With the outdoor temperatures rising, soon summer will be here, which means it's time to store away those baggy sweat pants and sweaters that cover your body all winter and pull out the more revealing summer attire. This is also the time of year when many women are looking for sunscreens to protect their skin against the harmful effects of the sun. But not all sunscreens are created equal as some provide higher levels of protection than others.

With so many choices in sunscreen products, it can be very tricky to know how to best protect your face & body from the harmful effects of the sun. Here is an overview of what every woman should know about sunscreens including how to choose the right one.

What Are Sunscreens Designed to Protect Us From?
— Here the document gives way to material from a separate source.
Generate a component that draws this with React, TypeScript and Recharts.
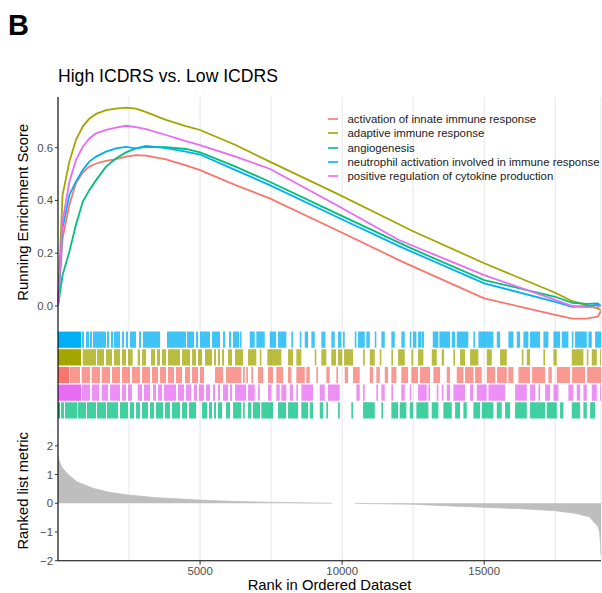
import { LineChart, Line, XAxis, YAxis, CartesianGrid, Legend, ComposedChart, Area } from "recharts";

const FONT = "'Liberation Sans', Arial, sans-serif";
const N_GENES = 19110;
const GRID_TICKS = [2500, 5000, 7500, 10000, 12500, 15000, 17500];
const MAJOR_TICKS = [5000, 10000, 15000];
const ES_TICKS = [0, 0.2, 0.4, 0.6];
const METRIC_TICKS = [-2, -1, 0, 1, 2];

// running enrichment score
const RANKS = [0, 160, 400, 630, 870, 1100, 1340, 1690, 2040, 2390, 2740, 3100, 3800, 4500, 5000, 6250, 7450, 9800, 12000, 12400, 15000, 17500, 18100, 18600, 19000, 19100];
const ES_INNATE = [0, 0.256, 0.383, 0.465, 0.506, 0.528, 0.54, 0.55, 0.557, 0.566, 0.572, 0.57, 0.556, 0.533, 0.515, 0.458, 0.408, 0.288, 0.174, 0.154, 0.029, -0.034, -0.048, -0.048, -0.04, -0.02];
const ES_ADAPTIVE = [0, 0.42, 0.547, 0.629, 0.68, 0.71, 0.728, 0.742, 0.748, 0.752, 0.748, 0.735, 0.705, 0.682, 0.667, 0.61, 0.547, 0.427, 0.31, 0.288, 0.162, 0.05, 0.018, 0.004, -0.01, -0.015];
const ES_ANGIO = [0, 0.117, 0.206, 0.307, 0.395, 0.439, 0.477, 0.528, 0.559, 0.582, 0.597, 0.603, 0.602, 0.595, 0.582, 0.528, 0.471, 0.351, 0.24, 0.22, 0.098, 0.035, 0.012, 0.008, 0.01, 0];
const ES_NEUTRO = [0, 0.294, 0.42, 0.471, 0.515, 0.547, 0.566, 0.585, 0.597, 0.603, 0.597, 0.607, 0.598, 0.585, 0.574, 0.515, 0.458, 0.338, 0.227, 0.208, 0.086, 0.016, -0.003, 0, 0.004, 0];
const ES_CYTOKINE = [0, 0.32, 0.47, 0.553, 0.603, 0.635, 0.654, 0.667, 0.676, 0.683, 0.678, 0.67, 0.648, 0.625, 0.61, 0.566, 0.52, 0.383, 0.25, 0.232, 0.117, 0.023, 0, -0.004, -0.005, 0.004];

// gene hit positions (rank ranges) for the rug
const HITS_NEUTRO: [number, number][] = [
  [0, 810], [845, 915], [986, 1091], [1126, 1197], [1232, 1690], [1725, 1795], [1866, 1936], [1971, 2182], [2253, 2323], [2394, 2464],
  [2534, 2746], [2851, 2922], [2992, 3590], [3837, 4506], [4541, 4787], [4858, 4928], [4998, 5350], [5421, 5702], [5808, 5878], [6019, 6090],
  [6160, 6371], [6406, 6459], [6748, 6924], [6980, 7276], [7452, 7674], [7744, 8036], [8212, 8272], [8508, 8564], [8684, 8800], [8916, 9036],
  [9268, 9409], [9620, 9740], [9856, 9972], [10032, 10092], [10444, 10500], [10560, 10796], [10852, 10972], [11148, 11204], [11380, 11500], [11732, 11852],
  [12084, 12204], [12380, 12436], [12496, 12612], [12672, 12788], [12802, 12883], [13190, 13387], [13422, 13798], [13858, 13974], [14034, 14442], [14619, 14678],
  [14795, 15323], [15442, 15558], [15851, 16027], [16146, 16262], [16379, 16555], [16614, 16966], [17083, 17259], [17435, 17670], [17730, 17963], [18082, 18139],
  [18198, 18610], [18666, 18786], [18902, 19110],
];
const HITS_ADAPTIVE: [number, number][] = [
  [0, 810], [869, 1338], [1373, 1619], [1690, 1901], [1971, 2182], [2253, 2394], [2464, 2629], [2805, 2886], [2957, 3098], [3274, 3414],
  [3485, 3590], [3661, 3802], [3872, 4294], [4365, 4646], [4717, 4858], [4928, 5069], [5174, 5421], [5491, 5562], [5632, 5702], [5773, 5843],
  [5984, 6125], [6230, 6512], [6688, 6980], [7100, 7156], [7367, 7860], [8096, 8272], [8388, 8564], [9036, 9092], [9268, 9444], [9620, 9786],
  [9856, 9997], [10067, 10384], [10736, 10796], [10972, 11148], [11324, 11380], [11732, 11792], [11968, 12204], [12436, 12496], [12672, 12859], [13154, 13330],
  [13506, 13587], [13915, 13974], [14150, 14326], [14502, 14795], [15090, 15266], [15558, 15794], [16322, 16379], [16498, 16614], [17083, 17142], [17435, 17554],
  [18082, 18491], [18610, 18666], [18786, 18962], [19078, 19110],
];
const HITS_INNATE: [number, number][] = [
  [0, 398], [422, 774], [834, 1126], [1186, 1478], [1538, 1830], [1901, 2182], [2253, 2534], [2605, 2886], [2957, 3238], [3309, 3520],
  [3590, 3802], [3872, 4083], [4154, 4365], [4470, 4646], [4717, 4928], [4998, 5139], [5526, 5808], [5914, 6452], [6512, 6572], [6628, 6688],
  [6804, 6864], [7040, 7216], [7392, 7568], [7684, 7920], [8096, 8212], [8388, 8684], [8740, 8860], [9092, 9152], [9444, 9564], [9796, 9856],
  [10092, 10208], [10384, 10620], [10972, 11088], [11204, 11324], [11500, 11616], [11732, 11908], [12084, 12320], [12436, 12672], [12742, 13094], [13211, 13446],
  [13682, 13798], [14034, 14267], [14326, 14619], [14678, 14914], [15090, 15382], [15453, 15794], [15851, 16027], [16203, 16614], [16685, 17142], [17259, 17378],
  [17554, 18022], [18093, 18550], [18621, 19110],
];
const HITS_CYTOKINE: [number, number][] = [
  [0, 810], [845, 1126], [1197, 1443], [1538, 1760], [1830, 2182], [2253, 2394], [2464, 2605], [2805, 2957], [3027, 3238], [3344, 3450],
  [3520, 3661], [3731, 4154], [4224, 4435], [4506, 4682], [4787, 4893], [4963, 5139], [5210, 5350], [5456, 5526], [5632, 5702], [5808, 5984],
  [6054, 6125], [6230, 6618], [6688, 6924], [7040, 7100], [7392, 7508], [7684, 7804], [7860, 8036], [8156, 8272], [8388, 8448], [8564, 8976],
  [9212, 9388], [9504, 9916], [10500, 10620], [10736, 10796], [11204, 11264], [11380, 11500], [11732, 11792], [12084, 12204], [12380, 12436], [12672, 12978],
  [13035, 13094], [13330, 13387], [13506, 13563], [13682, 13798], [13915, 14326], [14502, 14619], [14738, 15090], [15147, 15734], [16086, 16498], [16614, 16790],
  [16907, 16966], [17142, 17318], [17435, 17610], [17963, 18139], [18258, 18374], [18491, 18610], [18786, 18962], [19078, 19110],
];
const HITS_ANGIO: [number, number][] = [
  [0, 70], [106, 211], [246, 669], [704, 986], [1021, 1338], [1373, 1690], [1725, 2112], [2182, 2464], [2534, 2675], [2746, 2886],
  [2957, 3168], [3238, 3379], [3450, 3696], [3766, 3942], [4013, 4294], [4365, 4541], [4611, 4858], [5069, 5245], [5315, 5421], [5491, 5562],
  [5632, 5773], [5914, 6054], [6160, 6452], [6512, 6572], [6688, 6804], [6864, 7110], [7156, 7568], [7744, 8026], [8096, 8448], [8564, 8800],
  [8860, 8976], [9212, 9328], [9444, 9504], [9856, 9916], [10324, 10384], [10736, 11148], [11380, 11440], [11732, 11968], [12028, 12260], [12380, 12496],
  [12612, 13035], [13154, 13387], [13563, 13858], [13974, 14150], [14267, 14386], [14619, 14854], [14914, 15323], [15442, 15618], [15734, 15910], [16086, 16498],
  [16614, 17142], [17202, 17554], [17670, 17787], [18082, 18374], [18491, 18610], [18726, 18902],
];

// ranked list metric
const METRIC_RANKS = [0, 50, 130, 300, 660, 1240, 1800, 2460, 3500, 5000, 6200, 7460, 9000, 9650, 10000, 10450, 12500, 14000, 15000, 16500, 17500, 18200, 18700, 19000, 19060, 19100, 19110];
const METRIC_VALUES = [1.65, 1.45, 1.27, 1.05, 0.75, 0.52, 0.38, 0.29, 0.19, 0.11, 0.065, 0.035, 0.01, 0.002, null, -0.002, -0.035, -0.1, -0.14, -0.2, -0.26, -0.35, -0.47, -0.8, -1.0, -1.5, -1.8];

const SETS = [
  { key: "innate", name: "activation of innate immune response", color: "#F8766D", es: ES_INNATE, hits: HITS_INNATE, row: 2 },
  { key: "adaptive", name: "adaptive immune response", color: "#A3A500", es: ES_ADAPTIVE, hits: HITS_ADAPTIVE, row: 3 },
  { key: "angio", name: "angiogenesis", color: "#00BF7D", es: ES_ANGIO, hits: HITS_ANGIO, row: 0 },
  { key: "neutro", name: "neutrophil activation involved in immune response", color: "#00B0F6", es: ES_NEUTRO, hits: HITS_NEUTRO, row: 4 },
  { key: "cytokine", name: "positive regulation of cytokine production", color: "#E76BF3", es: ES_CYTOKINE, hits: HITS_CYTOKINE, row: 1 },
];

const esData = RANKS.map((rank, i) => {
  const d: Record<string, number> = { rank };
  SETS.forEach((s) => (d[s.key] = s.es[i]));
  return d;
});

// rug table: every hit edge, with a null just outside so each hit range closes.
// the leading dense block of each set gets its own key so it can be drawn solid.
const rugRanks = Array.from(
  new Set(SETS.flatMap((s) => s.hits.flatMap(([a, b]) => [a - 0.5, a, b, b + 0.5])))
)
  .filter((r) => r >= 0 && r <= N_GENES)
  .sort((x, y) => x - y);
const rugData = rugRanks.map((rank) => {
  const d: Record<string, number | null> = { rank };
  SETS.forEach((s) => {
    const [a0, b0] = s.hits[0];
    d[s.key + "Core"] = rank >= a0 && rank <= b0 ? s.row + 0.96 : null;
    d[s.key] = s.hits.slice(1).some(([a, b]) => rank >= a && rank <= b) ? s.row + 0.96 : null;
  });
  return d;
});

const metricData = METRIC_RANKS.map((rank, i) => ({ rank, metric: METRIC_VALUES[i] }));

const tickStyle = { fill: "#4D4D4D", fontSize: 11.4, fontFamily: FONT };
const minus = (v: number) => (v < 0 ? "\u2212" + Math.abs(v) : String(v));

const renderLegend = (props: any) => (
  <div style={{ fontFamily: FONT, fontSize: 11.4, color: "#1A1A1A" }}>
    {(props.payload || []).map((p: any) => (
      <div key={p.value} style={{ display: "flex", alignItems: "center", height: 14.25, whiteSpace: "nowrap" }}>
        <svg width={10} height={14} style={{ marginRight: 9.5 }}>
          <line x1={0} x2={10} y1={7} y2={7} stroke={p.color} strokeWidth={1.6} />
        </svg>
        <span>{p.value}</span>
      </div>
    ))}
  </div>
);

export default function App() {
  return (
    <div style={{ position: "absolute", left: 0, top: 0, width: 602, height: 593, background: "#fff", fontFamily: FONT }}>
      {/* running score */}
      <div style={{ position: "absolute", left: 0, top: 0 }}>
        <LineChart width={602} height={330} data={esData} margin={{ top: 97, right: 1, bottom: 0, left: 0 }}>
          <CartesianGrid horizontal={false} stroke="#E6E6E6" strokeWidth={1} />
          <XAxis dataKey="rank" type="number" domain={[0, N_GENES]} ticks={GRID_TICKS} hide />
          <YAxis
            type="number"
            domain={[-0.091, 0.792]}
            ticks={ES_TICKS}
            width={58}
            tickFormatter={(v: number) => v.toFixed(1)}
            axisLine={{ stroke: "#000", strokeWidth: 1.1 }}
            tickLine={{ stroke: "#333" }}
            tickSize={3}
            tickMargin={2}
            tick={tickStyle}
          />
          <Legend
            layout="vertical"
            align="center"
            verticalAlign="middle"
            content={renderLegend}
            wrapperStyle={{ position: "absolute", left: 328, top: 112, width: "auto", height: "auto" }}
          />
          {SETS.map((s) => (
            <Line key={s.key} type="linear" dataKey={s.key} name={s.name} stroke={s.color} strokeWidth={1.8} dot={false} isAnimationActive={false} />
          ))}
        </LineChart>
      </div>

      {/* gene hits rug */}
      <div style={{ position: "absolute", left: 0, top: 330 }}>
        <ComposedChart width={602} height={90} data={rugData} margin={{ top: 0, right: 1, bottom: 0, left: 0 }}>
          <CartesianGrid horizontal={false} stroke="#E6E6E6" strokeWidth={1} />
          <XAxis dataKey="rank" type="number" domain={[0, N_GENES]} ticks={GRID_TICKS} hide />
          {SETS.map((s) => (
            <Area
              key={s.key + "Core"}
              type="linear"
              dataKey={s.key + "Core"}
              baseValue={s.row + 0.04}
              fill={s.color}
              fillOpacity={1}
              stroke="none"
              connectNulls={false}
              legendType="none"
              isAnimationActive={false}
            />
          ))}
          {SETS.map((s) => (
            <Area
              key={s.key}
              type="linear"
              dataKey={s.key}
              baseValue={s.row + 0.04}
              fill={s.color}
              fillOpacity={0.75}
              stroke="none"
              connectNulls={false}
              legendType="none"
              isAnimationActive={false}
            />
          ))}
          <YAxis type="number" domain={[-0.05, 5.05]} width={58} tick={false} tickLine={false} axisLine={{ stroke: "#000", strokeWidth: 1.1 }} />
        </ComposedChart>
      </div>

      {/* ranked list metric */}
      <div style={{ position: "absolute", left: 0, top: 420 }}>
        <ComposedChart width={602} height={173} data={metricData} margin={{ top: 0, right: 1, bottom: 0, left: 0 }}>
          <CartesianGrid horizontal={false} xAxisId="grid" stroke="#E6E6E6" strokeWidth={1} />
          <XAxis xAxisId="grid" dataKey="rank" type="number" domain={[0, N_GENES]} ticks={GRID_TICKS} hide />
          <Area type="linear" dataKey="metric" baseValue={0} fill="#BEBEBE" fillOpacity={1} stroke="#BEBEBE" strokeWidth={0.8} isAnimationActive={false} />
          <XAxis
            dataKey="rank"
            type="number"
            domain={[0, N_GENES]}
            ticks={MAJOR_TICKS}
            height={32.3}
            axisLine={{ stroke: "#000", strokeWidth: 1.1 }}
            tickLine={{ stroke: "#333" }}
            tickSize={4}
            tickMargin={2}
            tick={tickStyle}
          />
          <YAxis
            type="number"
            domain={[-2, 2.9]}
            ticks={METRIC_TICKS}
            width={58}
            tickFormatter={minus}
            axisLine={{ stroke: "#000", strokeWidth: 1.1 }}
            tickLine={{ stroke: "#333" }}
            tickSize={3}
            tickMargin={2}
            tick={tickStyle}
          />
        </ComposedChart>
      </div>

      {/* titles */}
      <svg width={602} height={593} style={{ position: "absolute", left: 0, top: 0, pointerEvents: "none" }}>
        <text x={8} y={35} fontSize={29} fontWeight="bold" fill="#000" fontFamily={FONT}>B</text>
        <text x={58} y={81.7} fontSize={17.6} fill="#000" fontFamily={FONT}>High ICDRS vs. Low ICDRS</text>
        <text transform="translate(28,212.3) rotate(-90)" textAnchor="middle" fontSize={14.8} fill="#000" fontFamily={FONT}>Running Enrichment Score</text>
        <text transform="translate(28,490.8) rotate(-90)" textAnchor="middle" fontSize={14.8} fill="#000" fontFamily={FONT}>Ranked list metric</text>
        <text x={329.5} y={590} textAnchor="middle" fontSize={14.8} fill="#000" fontFamily={FONT}>Rank in Ordered Dataset</text>
      </svg>
    </div>
  );
}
Ultraviolet or UV rays are part of the light spectrum that is emitted from the sun. Two types of UV rays, A and B, have long enough wavelengths to penetrate the Earth's atmosphere. UV A rays have the longest wavelengths, which can penetrate deeply into the skin. These rays, which are always present year-round, can age and wrinkle unprotected skin. UV B rays are those that turn the skin a red color when sunburned. How many UV B rays you're exposed to is dependent on the time of the day and where you're located on Earth. In the United States, we get the most UV B rays from April through October during the daytime hours of 10am and 4pm.

Numerous studies tell us that both UV A and UV B rays cause skin cancers including the deadliest form, called melanoma. The FDA states that a sunscreen must provide protection against both UVA and UVB rays in order to be labeled as a “broad spectrum” sunscreen.

How to Choose a Sunscreen

Sunscreens come with a sun protection factor (SPF). This tells you how long you can be exposed to sunlight without burning and the higher the SPF the longer you can be exposed without reapplying. One thing that many people do not realize is that SPF only refers to protection against UV B rays and not UV A rays. This is why it's important to choose a sunscreen that's labeled “broad spectrum” to ensure it provides protection against both UV A and UV B rays. And as far as the SPF number goes, dermatologists recommend using a sunscreen with a SPF factor of 30, which blocks 97% of the sun's rays.

To ensure that your skin is protected when out in the sun, use a water-resistant, broad spectrum sunscreen with a SPF of no lower than 30 and reapply it every two hours for maximum protection.

*In addition to being labeled as “broad spectrum,” sunscreens with both UV A and UV B protection can also be marked as “multi-spectrum” or “UVA/UVB protection.”

Because no sunscreen provides full protection from the sun, experts recommend that in addition to using a good quality sunscreen that everyone should seek shade, wear protective clothing & sunglasses and stay away from tanning beds which are all important in reducing the risk of developing skin cancer.

High SPFs Lead to A False Sense of Security

Many studies have shown that sunscreens with SPF ratings of over 50 do not provide any added benefits or protection. Products with very high SPFs can give people a false sense of security wherein they do things such as stay in the sun for extended periods of time, avoid seeking shade and neglecting to wear sun-protective clothing. This is why the FDA is working on putting a cap on the SPF of sunscreens at 50+.

To stay healthy when getting bikini-ready for summer, don't forget to take good care of your skin and apply a liberal amount of sunscreen before heading outdoors! Just follow the guidelines above and choose a good quality sunscreen that is designed for your skin type to ensure you're doing all you can to protect your skin and yourself! The team at Doylestown Women's Health Center wish all of our patients a fun, safe and happy summer!